AS OF yesterday, doctors, nurses and NHS staff are required to demand documentation from patients to prove that they are eligible for free health care and if not to charge them up front fees.
NHS workers are up in arms at the measures. They say that they will not be border guards and will not carry out the checks because if patients do not receive the care they urgently need human life will be put into danger. Miriam Beeks, a GP at Lower Clapton Group Practice in east London, has put up posters telling patients they can register as ‘no fixed abode’.
‘Doctors, in general, hate the idea that they are being used as immigration officers. Doctors should feel confident about standing against this.

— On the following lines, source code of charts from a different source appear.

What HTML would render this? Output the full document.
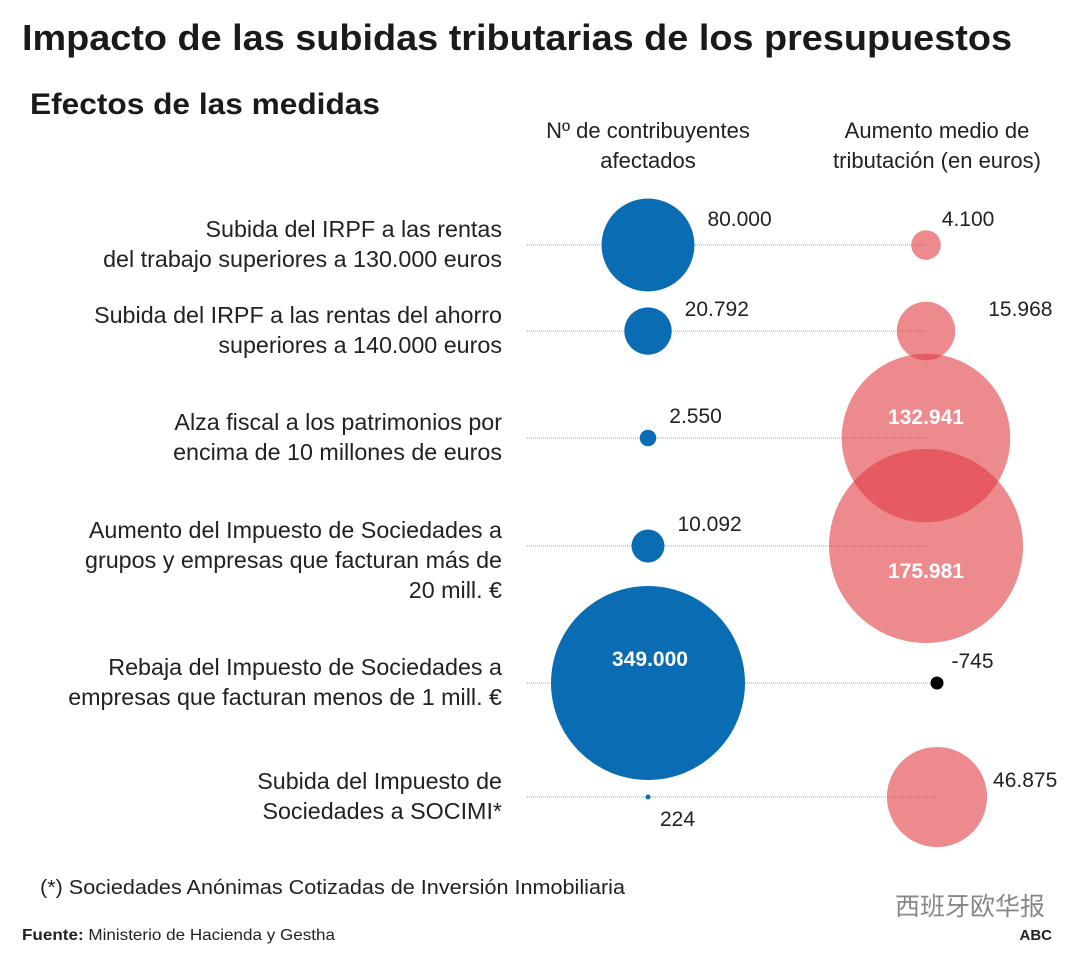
<!DOCTYPE html>
<html><head><meta charset="utf-8"><style>
body{margin:0;background:#fff;width:1080px;height:953px;overflow:hidden;font-family:"Liberation Sans","Noto Sans CJK SC",sans-serif;color:#1a1a1a}
svg{display:block}
</style></head><body>
<svg width="1080" height="953" viewBox="0 0 1080 953">
<text x="22" y="50" font-size="36" font-weight="bold" fill="#1a1a1a" textLength="990" lengthAdjust="spacingAndGlyphs">Impacto de las subidas tributarias de los presupuestos</text>
<text x="30" y="114" font-size="30" font-weight="bold" fill="#1a1a1a" textLength="350" lengthAdjust="spacingAndGlyphs">Efectos de las medidas</text>
<text x="648" y="138" font-size="22" text-anchor="middle" fill="#222"><tspan x="648">Nº de contribuyentes</tspan><tspan x="648" dy="30">afectados</tspan></text>
<text x="937" y="138" font-size="22" text-anchor="middle" fill="#222"><tspan x="937">Aumento medio de</tspan><tspan x="937" dy="30">tributación (en euros)</tspan></text>
<g id="rows"></g>
<text x="40" y="894" font-size="20" fill="#222" textLength="585" lengthAdjust="spacingAndGlyphs">(*) Sociedades Anónimas Cotizadas de Inversión Inmobiliaria</text>
<text x="22" y="940" font-size="16" fill="#222" textLength="313" lengthAdjust="spacingAndGlyphs"><tspan font-weight="bold">Fuente:</tspan> Ministerio de Hacienda y Gestha</text>
<text x="1052" y="940" font-size="15" font-weight="bold" text-anchor="end" fill="#222">ABC</text>
<text x="1045" y="915" font-size="25" text-anchor="end" fill="#888">西班牙欧华报</text>
</svg>
<script>
const labels=[["Subida del IRPF a las rentas","del trabajo superiores a 130.000 euros"],["Subida del IRPF a las rentas del ahorro","superiores a 140.000 euros"],["Alza fiscal a los patrimonios por","encima de 10 millones de euros"],["Aumento del Impuesto de Sociedades a","grupos y empresas que facturan más de","20 mill. €"],["Rebaja del Impuesto de Sociedades a","empresas que facturan menos de 1 mill. €"],["Subida del Impuesto de","Sociedades a SOCIMI*"]];
const contributors=[80000,20792,2550,10092,349000,224];
const avgIncrease=[4100,15968,132941,175981,-745,46875];
const contribText=["80.000","20.792","2.550","10.092","349.000","224"];
const increaseText=["4.100","15.968","132.941","175.981","-745","46.875"];
const rowY=[245,331,438,546,683,797];
const redX=[926,926,926,926,937,937];
const NS="http://www.w3.org/2000/svg";
const g=document.getElementById('rows');
const rB=v=>97*Math.sqrt(Math.abs(v)/Math.max(...contributors));
const rR=v=>97*Math.sqrt(Math.abs(v)/Math.max(...avgIncrease));
function mk(t,a){const e=document.createElementNS(NS,t);for(const k in a)e.setAttribute(k,a[k]);return e;}
const lines=mk('g',{}),reds=mk('g',{}),blues=mk('g',{}),texts=mk('g',{});
g.append(lines,reds,blues,texts);
const redLabelDx=[1,33,0,0,8,6];
const redLabelDy=[-19,-15,-14,32,-15,-10];
labels.forEach((ls,i)=>{
 const y=rowY[i];
 const ln=mk('line',{x1:527,x2:redX[i],y1:y,y2:y,stroke:'#8aa4b8','stroke-width':1,'stroke-dasharray':'1 1'});
 
 
 lines.append(ln);
 const lt=mk('text',{x:502,'font-size':23.3,'text-anchor':'end',fill:'#222'});
 
 
 const y0=ls.length==3?y-8:y-(ls.length-1)*15+7;
 ls.forEach((s,j)=>{const ts=mk('tspan',{x:502,y:y0+j*30});ts.textContent=s;lt.append(ts);});
 texts.append(lt);
 const rb=rB(contributors[i]);
 const cb=mk('circle',{cx:648,cy:y,r:Math.max(rb,2.5),fill:'#0a6db4'});
 
 
 blues.append(cb);
 const bt=mk('text',{'font-size':21,fill:i==4?'#fff':'#222','font-weight':i==4?'bold':'normal'});
 
 
 if(i==4){bt.setAttribute('x',650);bt.setAttribute('y',y-17);bt.setAttribute('text-anchor','middle');}
 else if(i==5){bt.setAttribute('x',660);bt.setAttribute('y',y+29);}
 else{bt.setAttribute('x',648+rb+13);bt.setAttribute('y',y-(i==0?19:15));}
 bt.textContent=contribText[i];texts.append(bt);
 const v=avgIncrease[i];
 const rr=v<0?6.5:rR(v);
 const cr=mk('circle',{cx:redX[i],cy:y,r:rr,fill:v<0?'#000':'rgb(225,60,66)','fill-opacity':v<0?1:0.6});
 
 
 reds.append(cr);
 const rt=mk('text',{'font-size':21,fill:'#222'});
 
 
 if(i==2||i==3){rt.setAttribute('x',926);rt.setAttribute('y',y+redLabelDy[i]);rt.setAttribute('text-anchor','middle');rt.setAttribute('fill','#fff');rt.setAttribute('font-weight','bold');}
 else{rt.setAttribute('x',redX[i]+rr+redLabelDx[i]);rt.setAttribute('y',y+redLabelDy[i]);}
 rt.textContent=increaseText[i];texts.append(rt);
});
</script>
</body></html>
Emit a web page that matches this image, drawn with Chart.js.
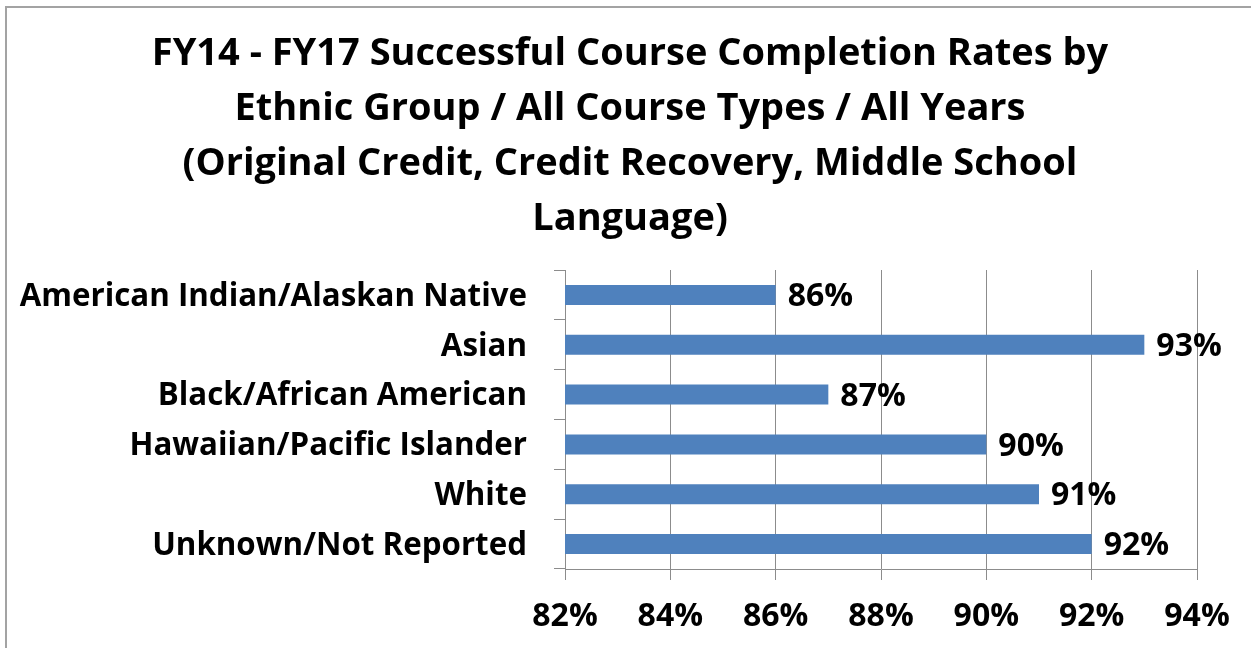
<!DOCTYPE html>
<html>
<head>
<meta charset="utf-8">
<script src="https://cdn.jsdelivr.net/npm/chart.js@4"></script>
<style>
  html, body { margin: 0; padding: 0; background: #fff; overflow: hidden; }
  #frame {
    position: absolute; left: 5px; top: 6px; width: 1400px; height: 800px;
    border-left: 2px solid #a3a3a3; border-top: 2px solid #a3a3a3;
  }
  #chart { position: absolute; left: 0; top: 0; }
</style>
</head>
<body>
<div id="frame"></div>
<canvas id="chart" width="1251" height="648"></canvas>
<script>
// données
const titleLines = [
    'FY14 - FY17 Successful Course Completion Rates by',
    'Ethnic Group / All Course Types / All Years',
    '(Original Credit, Credit Recovery, Middle School',
    'Language)'
];
const groups = [
    'American Indian/Alaskan Native',
    'Asian',
    'Black/African American',
    'Hawaiian/Pacific Islander',
    'White',
    'Unknown/Not Reported'
];
const rates = [86, 93, 87, 90, 91, 92];
const axisMin = 82;
const axisMax = 94;
const axisStep = 2;

const fontFamily = '"Open Sans", Lato, sans-serif';
const gridColor = '#8c8c8c';

// étiquettes de valeur au bout des barres
const valueLabels = {
    id: 'valueLabels',
    afterDatasetsDraw(chart) {
        const ctx = chart.ctx;
        const meta = chart.getDatasetMeta(0);
        ctx.save();
        ctx.font = 'bold 32px ' + fontFamily;
        ctx.fillStyle = '#000';
        ctx.textAlign = 'left';
        ctx.textBaseline = 'middle';
        meta.data.forEach(function(bar, i) {
            ctx.fillText(rates[i] + '%', bar.x + 12, bar.y + 2);
        });
        ctx.restore();
    }
};

const ctx = document.getElementById('chart').getContext('2d');
const chart = new Chart(ctx, {
    type: 'bar',
    data: {
        labels: groups,
        datasets: [{
            data: rates,
            backgroundColor: '#4f81bd',
            borderWidth: 0,
            barPercentage: 0.4,
            categoryPercentage: 1
        }]
    },
    options: {
        indexAxis: 'y',
        responsive: false,
        animation: false,
        devicePixelRatio: 1,
        layout: { padding: { left: 9, right: 0, top: 0, bottom: 0 } },
        scales: {
            x: {
                min: axisMin,
                max: axisMax,
                ticks: {
                    stepSize: axisStep,
                    padding: 18,
                    color: '#000',
                    font: { family: fontFamily, size: 32, weight: 'bold' },
                    callback: function(v) { return v + '%'; }
                },
                grid: { color: gridColor, lineWidth: 1, tickLength: 11 },
                border: { display: true, color: gridColor },
                afterFit: function(scale) {
                    scale.height = 79;
                    scale.paddingRight = 54; // place à droite du graphique
                }
            },
            y: {
                ticks: {
                    padding: 27,
                    labelOffset: 2,
                    color: '#000',
                    font: { family: fontFamily, size: 31.3, weight: 'bold' }
                },
                grid: { drawOnChartArea: false, color: gridColor, tickLength: 11 },
                border: { display: true, color: gridColor },
                afterFit: function(scale) { scale.width = 556; }
            }
        },
        plugins: {
            legend: { display: false },
            tooltip: { enabled: false },
            title: {
                display: true,
                text: titleLines,
                color: '#000',
                font: { family: fontFamily, size: 38, weight: 'bold', lineHeight: '55px' },
                padding: { top: 27, bottom: 23 }
            }
        }
    },
    plugins: [valueLabels]
});
</script>
</body>
</html>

We are backed up by both NHS and GMC (General Medical Council) confidentiality rules – our interactions with our patients are confidential,’ she said.
Dr Chaand Nagpaul, Chair of the British Medical Association, insists that these checks must not be enforced. He said: ‘It is vital that patients do not face bureaucratic or financial obstacles that prevent acutely sick and vulnerable individuals from seeking necessary treatment. This would be morally unacceptable and could end up costing the NHS more money due to lack of timely treatment.’
The government has previously claimed that up to £500m could be recovered from overseas visitors’ and migrants’ use of the NHS every year. The measures apply to planned, non-urgent care – A&E, general practice and infectious disease treatment remain free to everyone.
Charity, Doctors of the World said: ‘From Monday all community health organisations in England that receive NHS funding will be legally required to check every patient’s immigration status. If the patient cannot provide ID to prove they are exempt from charges, they will have to pay in full before receiving any treatment. The fee will be 150% of the cost of their treatment.
‘Doctors of the World totally opposes these new rules, which will force health workers to turn away patients who don’t have the ID documents required or can’t afford to pay. The rules will further deter some of the most vulnerable members of our communities, such as homeless people and victims of trafficking, from getting healthcare.
‘At our clinics, we see destitute cancer sufferers, pregnant women and children who are already too afraid to see an NHS doctor because of their immigration status. These new rules will make the current climate of fear amongst our patients even worse.’